I was glad when they said to me, “Let us go to the house of the Lord!” – Psalm 122:1 (NRSV)
Recently I spent time in Mexico City, studying its history, culture, art, and religion. It was intense, because I’d learned so little about Mexico in school and because navigating a city of 22 million people was daunting.
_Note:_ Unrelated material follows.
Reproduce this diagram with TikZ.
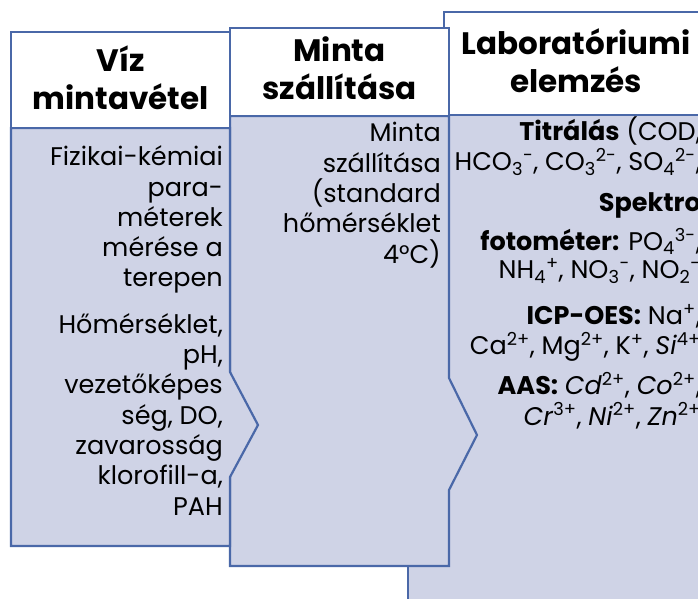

Once as I walked around the city’s historic center, it felt like half of those 22 million were also walking, driving, or selling something on the corners. By midafternoon, I was hungry, tired, and lost. Heading back to the hotel, I passed a small chapel with an open door. I looked in and saw a handful of people praying and lighting candles. I also saw that the chapel was built in the 1700s as part of a Franciscan school for Mestizo and Spanish orphan girls. Now it was dedicated to El Señor de los trabajos (“The Lord of the Jobs”) with an inscription from the Gospel of Matthew: “Vengan a mi todos. . . y yo los aliviare.”(“Come to me everyone . . . and I will give you rest.”) I went in and sat down in a pew.
The chapel was calm, peaceful, and beautiful. People came and went, some in business suits, some in street cleaner uniforms. Gradually the noise of the cars and the street vendors faded. I felt held by that sacred space and the centuries of prayers that saturated its walls.
“I was glad,” sang the psalmist, “when they said, ‘Let us go to the house of the Lord.’” And I am glad for the generations of people who built and maintained such houses with their trabajo, amor, and prayers. Perhaps you are, too.
Prayer
Gracias, Señor, por tus casas. Thank you, Lord, for your houses. Amen.